12 days, 2300 miles and one drive axle later . . .

I made it! Got to Bellevue about 6 p.m. yesterday. The trip was great — I got to see the Great Stupa in Colorado, had lunch with my high school piano teacher in Salt Lake City (who I hadn’t seen in 20 years), and attended the Vale, Oregon Rodeo. My car repair came with plenty of warning, and I got to hang out with my nieces and nephews in eastern OR while it was being fixed. No complaints here.

On to the job hunt!

Road Trip!

I’m behind on my blogging, to say the least. There’s much more to say about India — many journal entries penned on bumpy bus rides, many more pictures to post. All in good time, I promise.
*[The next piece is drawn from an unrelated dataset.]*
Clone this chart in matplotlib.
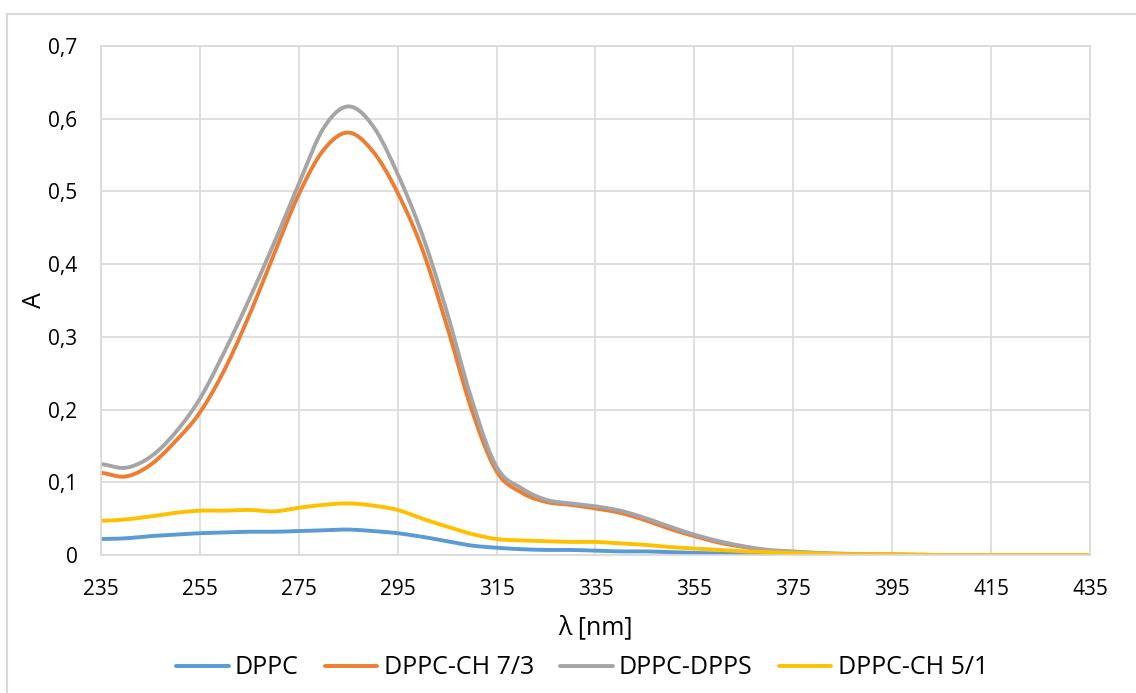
import numpy as np
import matplotlib
matplotlib.use("Agg")
import matplotlib.pyplot as plt
from matplotlib.lines import Line2D
from matplotlib.ticker import FuncFormatter

plt.rcParams['font.family'] = ['Open Sans', 'DejaVu Sans']

# wavelength grid (nm)
wavelength = np.arange(235, 440, 5)

dppc = [0.022, 0.023, 0.026, 0.028, 0.030, 0.031, 0.032, 0.032, 0.033, 0.034,
        0.035, 0.033, 0.030, 0.025, 0.019, 0.013, 0.010, 0.008, 0.007, 0.007,
        0.006, 0.005, 0.005, 0.004, 0.003, 0.002, 0.001, 0.001, 0.001, 0.0005,
        0.0, 0.0, 0.0, 0.0, 0.0, 0.0, 0.0, 0.0, 0.0, 0.0, 0.0]

dppc_ch_73 = [0.113, 0.108, 0.124, 0.156, 0.196, 0.255, 0.330, 0.414, 0.496, 0.557,
              0.581, 0.555, 0.498, 0.420, 0.314, 0.199, 0.115, 0.086, 0.073, 0.069,
              0.064, 0.058, 0.048, 0.036, 0.026, 0.017, 0.011, 0.006, 0.004, 0.002,
              0.001, 0.001, 0.0005, 0.0, 0.0, 0.0, 0.0, 0.0, 0.0, 0.0, 0.0]

dppc_dpps = [0.125, 0.120, 0.135, 0.168, 0.215, 0.280, 0.352, 0.429, 0.510, 0.587,
             0.617, 0.590, 0.524, 0.440, 0.333, 0.213, 0.121, 0.092, 0.076, 0.071,
             0.067, 0.061, 0.051, 0.039, 0.028, 0.019, 0.012, 0.007, 0.005, 0.003,
             0.002, 0.001, 0.001, 0.0005, 0.0, 0.0, 0.0, 0.0, 0.0, 0.0, 0.0]

dppc_ch_51 = [0.047, 0.049, 0.053, 0.058, 0.061, 0.061, 0.062, 0.060, 0.065, 0.069,
              0.071, 0.068, 0.062, 0.050, 0.039, 0.029, 0.022, 0.020, 0.019, 0.018,
              0.018, 0.016, 0.014, 0.011, 0.009, 0.007, 0.005, 0.004, 0.003, 0.002,
              0.001, 0.001, 0.001, 0.0005, 0.0, 0.0, 0.0, 0.0, 0.0, 0.0, 0.0]

labels = ["DPPC", "DPPC-CH 7/3", "DPPC-DPPS", "DPPC-CH 5/1"]
colors = ["#5B9BD5", "#ED7D31", "#A5A5A5", "#FFC000"]


def smooth(x, y, n=8):
    # Catmull-Rom style smoothing, like Excel's "smoothed line"
    x = np.asarray(x, float)
    y = np.asarray(y, float)
    xs, ys = [], []
    for i in range(len(x) - 1):
        p0 = y[i - 1] if i > 0 else y[i]
        p3 = y[i + 2] if i + 2 < len(y) else y[i + 1]
        p1, p2 = y[i], y[i + 1]
        t = np.linspace(0, 1, n, endpoint=False)
        seg = 0.5 * ((2 * p1) + (-p0 + p2) * t + (2 * p0 - 5 * p1 + 4 * p2 - p3) * t ** 2
                     + (-p0 + 3 * p1 - 3 * p2 + p3) * t ** 3)
        xs.append(x[i] + (x[i + 1] - x[i]) * t)
        ys.append(seg)
    xs.append([x[-1]])
    ys.append([y[-1]])
    return np.concatenate(xs), np.concatenate(ys)


fig = plt.figure(figsize=(11.36, 6.93), dpi=100)
ax = fig.add_axes([0.0889, 0.1991, 0.8706, 0.7345])

for series, lab, col in zip([dppc, dppc_ch_73, dppc_dpps, dppc_ch_51], labels, colors):
    sx, sy = smooth(wavelength, series)
    ax.plot(sx, sy, color=col, lw=2.8, label=lab, solid_capstyle='round', solid_joinstyle='round')

ax.set_xlim(235, 435)
ax.set_ylim(0, 0.7)
ax.set_xticks(np.arange(235, 436, 20))
ax.set_yticks(np.arange(0, 0.71, 0.1))
ax.yaxis.set_major_formatter(FuncFormatter(lambda v, p: "0" if abs(v) < 1e-9 else f"{v:.1f}".replace(".", ",")))

ax.grid(True, color="#D9D9D9", lw=1.2)
ax.set_axisbelow(True)
for s in ax.spines.values():
    s.set_color("#D9D9D9")
    s.set_linewidth(1.2)
ax.tick_params(length=0, labelsize=15, colors="black")
ax.tick_params(axis='y', pad=17)
ax.tick_params(axis='x', pad=17)

ax.set_xlabel("λ [nm]", fontsize=18, va='center')
ax.set_ylabel("A", fontsize=18, va='center')
ax.xaxis.set_label_coords(0.5, -0.143)
ax.yaxis.set_label_coords(-0.067, 0.5)

fig.legend(loc='center', bbox_to_anchor=(582 / 1136, 1 - 668 / 693), ncol=4, frameon=False,
           fontsize=18, handlelength=2.1, handletextpad=0.25, columnspacing=1.05)

# outer chart border (top and left edges visible)
fig.add_artist(Line2D([7 / 1136, 1.0], [1 - 14 / 693, 1 - 14 / 693], color="#D9D9D9", lw=1.5))
fig.add_artist(Line2D([7 / 1136, 7 / 1136], [0, 1 - 14 / 693], color="#D9D9D9", lw=1.5))

fig.savefig("out.png", dpi=100)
Tonight I’m in Fort Collins, Colorado at my Uncle Gary & Aunt Jenny’s — on my way to Seattle. We got back from India Monday morning, and I spent the week trying to get my windshield wipers fixed. Critical, since it was STILL raining in Dallas. That was interesting. Anyway, I finally succeeded, and said good bye to Dallas yesterday about 10:30 a.m.

The last two days have been breathtaking and peaceful. I spend last night in Dalhart, Texas (home town of my good friend, Tim V), at a great little Budget Inn — run by an Indian couple, oddly enough, who wanted to hear all about my trip there.

I love driving cross-country, and it couldn’t be more beautiful. Texas countryside that would normally be dry and brown this time of year was so lush and green, it was unreal. And it’s not just Texas. All the way up through NM and Colorado, everything is so incredibly alive and beautiful, it makes me cry.

OK — so all the flooding was a little disconcerting. Both sides of the freeway at one point in Wichita Falls were flanked with water. The Holiday Inn parking lot was a lake, and I saw a sign advertising “Riverfront Property for Sale,” that was submerged. For Sale — Cheap!

I’m so happy right now. Road trips are the best, and doing it alone is even better, I think. Hours and hours of time — just me, the road, whatever music I’m playing or song I might be singing to myself, and America the Beautiful. OK, the Himalyas were nice, but for a road trip I’d choose my native land any day.